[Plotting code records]

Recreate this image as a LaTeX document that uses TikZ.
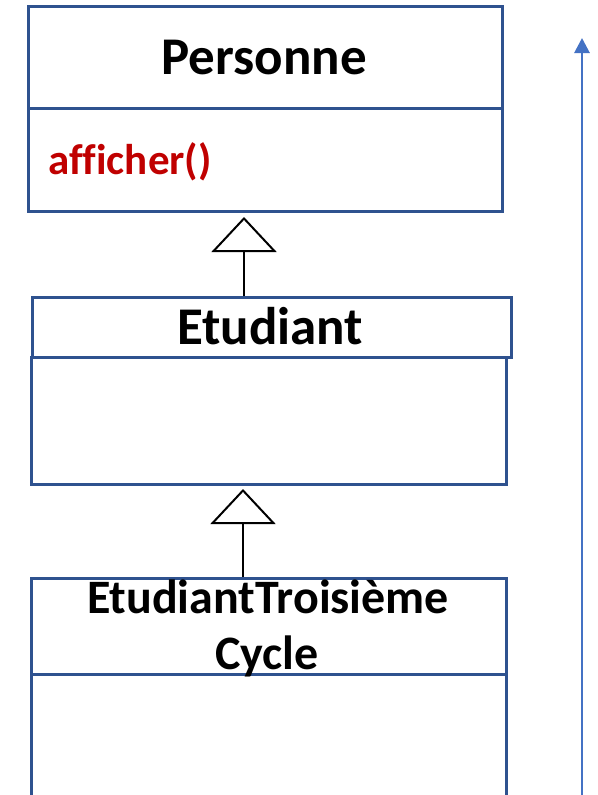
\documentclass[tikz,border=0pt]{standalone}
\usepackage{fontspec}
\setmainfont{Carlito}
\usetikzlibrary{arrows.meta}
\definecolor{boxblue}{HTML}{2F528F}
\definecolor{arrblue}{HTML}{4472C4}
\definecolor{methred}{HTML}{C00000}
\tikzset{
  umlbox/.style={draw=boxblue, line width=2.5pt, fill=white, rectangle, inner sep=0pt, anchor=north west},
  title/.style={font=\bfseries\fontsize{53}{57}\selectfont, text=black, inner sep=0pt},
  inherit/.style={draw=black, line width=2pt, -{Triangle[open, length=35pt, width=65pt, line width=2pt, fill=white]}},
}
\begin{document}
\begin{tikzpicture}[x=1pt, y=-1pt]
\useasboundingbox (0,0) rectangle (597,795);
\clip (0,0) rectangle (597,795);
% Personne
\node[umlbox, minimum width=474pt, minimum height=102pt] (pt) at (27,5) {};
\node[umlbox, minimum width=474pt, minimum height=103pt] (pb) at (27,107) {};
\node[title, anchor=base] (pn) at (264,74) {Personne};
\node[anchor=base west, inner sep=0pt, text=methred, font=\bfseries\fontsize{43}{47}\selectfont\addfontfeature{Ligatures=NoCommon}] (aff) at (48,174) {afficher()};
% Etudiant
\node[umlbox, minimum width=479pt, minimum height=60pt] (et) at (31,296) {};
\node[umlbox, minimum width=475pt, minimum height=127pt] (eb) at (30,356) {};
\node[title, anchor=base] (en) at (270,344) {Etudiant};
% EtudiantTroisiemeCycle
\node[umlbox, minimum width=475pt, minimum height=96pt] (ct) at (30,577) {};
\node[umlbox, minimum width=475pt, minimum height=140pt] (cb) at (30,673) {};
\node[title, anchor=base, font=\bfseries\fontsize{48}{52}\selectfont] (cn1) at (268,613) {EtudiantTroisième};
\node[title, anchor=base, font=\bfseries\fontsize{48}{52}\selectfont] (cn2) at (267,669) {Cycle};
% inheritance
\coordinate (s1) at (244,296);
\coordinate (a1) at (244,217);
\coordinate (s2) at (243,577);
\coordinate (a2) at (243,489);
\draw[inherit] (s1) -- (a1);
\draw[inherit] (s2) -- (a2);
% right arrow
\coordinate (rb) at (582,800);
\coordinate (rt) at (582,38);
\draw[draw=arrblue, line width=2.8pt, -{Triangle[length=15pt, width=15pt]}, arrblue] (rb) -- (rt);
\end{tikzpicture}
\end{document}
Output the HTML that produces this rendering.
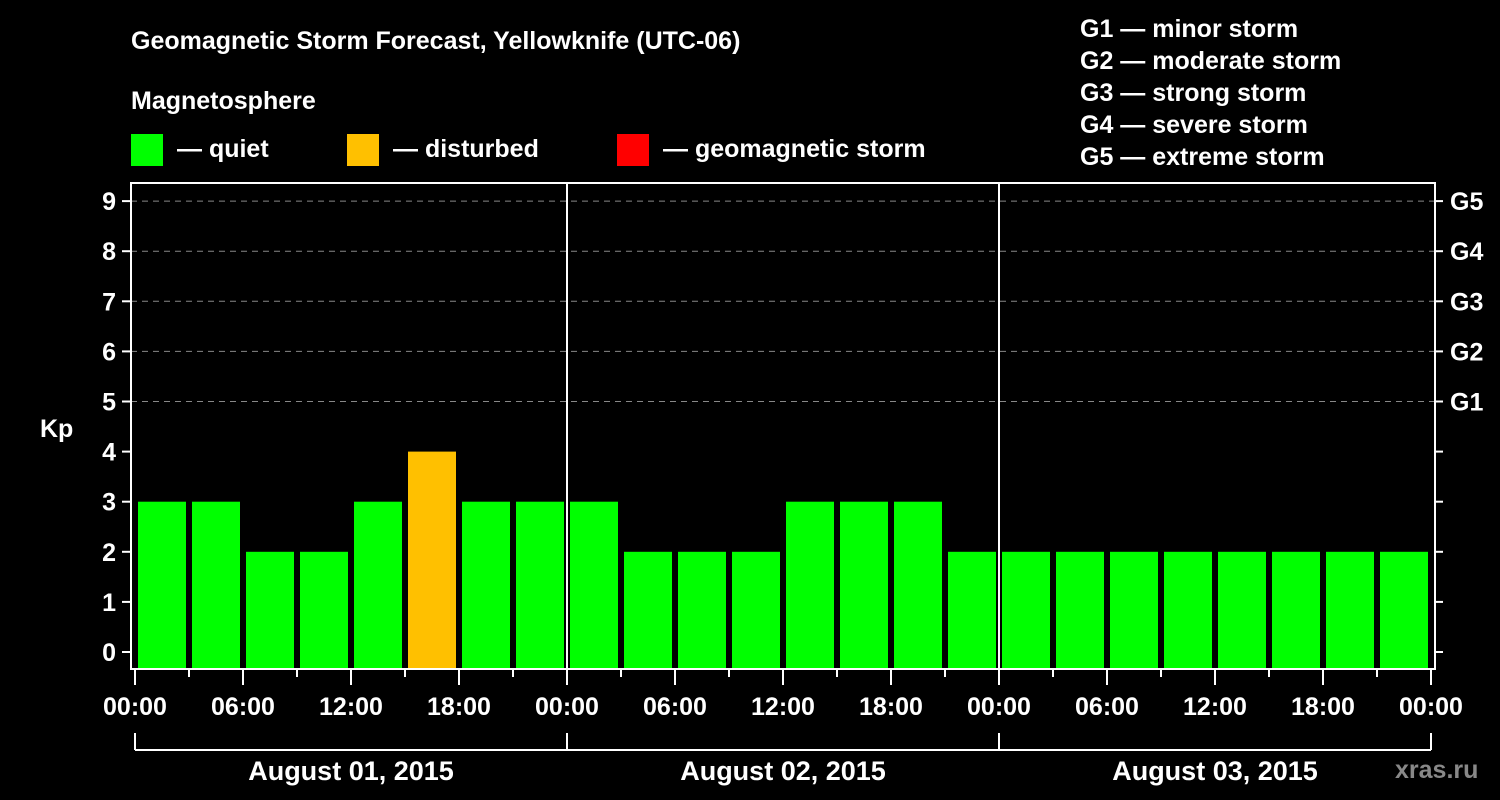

> **Objective**
Each record above is to be restated exactly, with its pictures removed from the copy.

> **Written response**
Recreate this image as a LaTeX document that uses TikZ.
\documentclass[tikz,border=0pt]{standalone}
\usepackage{fontspec}
\setmainfont{Carlito}
\usetikzlibrary{arrows.meta}
\definecolor{boxblue}{HTML}{2F528F}
\definecolor{arrblue}{HTML}{4472C4}
\definecolor{methred}{HTML}{C00000}
\tikzset{
  umlbox/.style={draw=boxblue, line width=2.5pt, fill=white, rectangle, inner sep=0pt, anchor=north west},
  title/.style={font=\bfseries\fontsize{53}{57}\selectfont, text=black, inner sep=0pt},
  inherit/.style={draw=black, line width=2pt, -{Triangle[open, length=35pt, width=65pt, line width=2pt, fill=white]}},
}
\begin{document}
\begin{tikzpicture}[x=1pt, y=-1pt]
\useasboundingbox (0,0) rectangle (597,795);
\clip (0,0) rectangle (597,795);
% Personne
\node[umlbox, minimum width=474pt, minimum height=102pt] (pt) at (27,5) {};
\node[umlbox, minimum width=474pt, minimum height=103pt] (pb) at (27,107) {};
\node[title, anchor=base] (pn) at (264,74) {Personne};
\node[anchor=base west, inner sep=0pt, text=methred, font=\bfseries\fontsize{43}{47}\selectfont\addfontfeature{Ligatures=NoCommon}] (aff) at (48,174) {afficher()};
% Etudiant
\node[umlbox, minimum width=479pt, minimum height=60pt] (et) at (31,296) {};
\node[umlbox, minimum width=475pt, minimum height=127pt] (eb) at (30,356) {};
\node[title, anchor=base] (en) at (270,344) {Etudiant};
% EtudiantTroisiemeCycle
\node[umlbox, minimum width=475pt, minimum height=96pt] (ct) at (30,577) {};
\node[umlbox, minimum width=475pt, minimum height=140pt] (cb) at (30,673) {};
\node[title, anchor=base, font=\bfseries\fontsize{48}{52}\selectfont] (cn1) at (268,613) {EtudiantTroisième};
\node[title, anchor=base, font=\bfseries\fontsize{48}{52}\selectfont] (cn2) at (267,669) {Cycle};
% inheritance
\coordinate (s1) at (244,296);
\coordinate (a1) at (244,217);
\coordinate (s2) at (243,577);
\coordinate (a2) at (243,489);
\draw[inherit] (s1) -- (a1);
\draw[inherit] (s2) -- (a2);
% right arrow
\coordinate (rb) at (582,800);
\coordinate (rt) at (582,38);
\draw[draw=arrblue, line width=2.8pt, -{Triangle[length=15pt, width=15pt]}, arrblue] (rb) -- (rt);
\end{tikzpicture}
\end{document}
Output the HTML that produces this rendering.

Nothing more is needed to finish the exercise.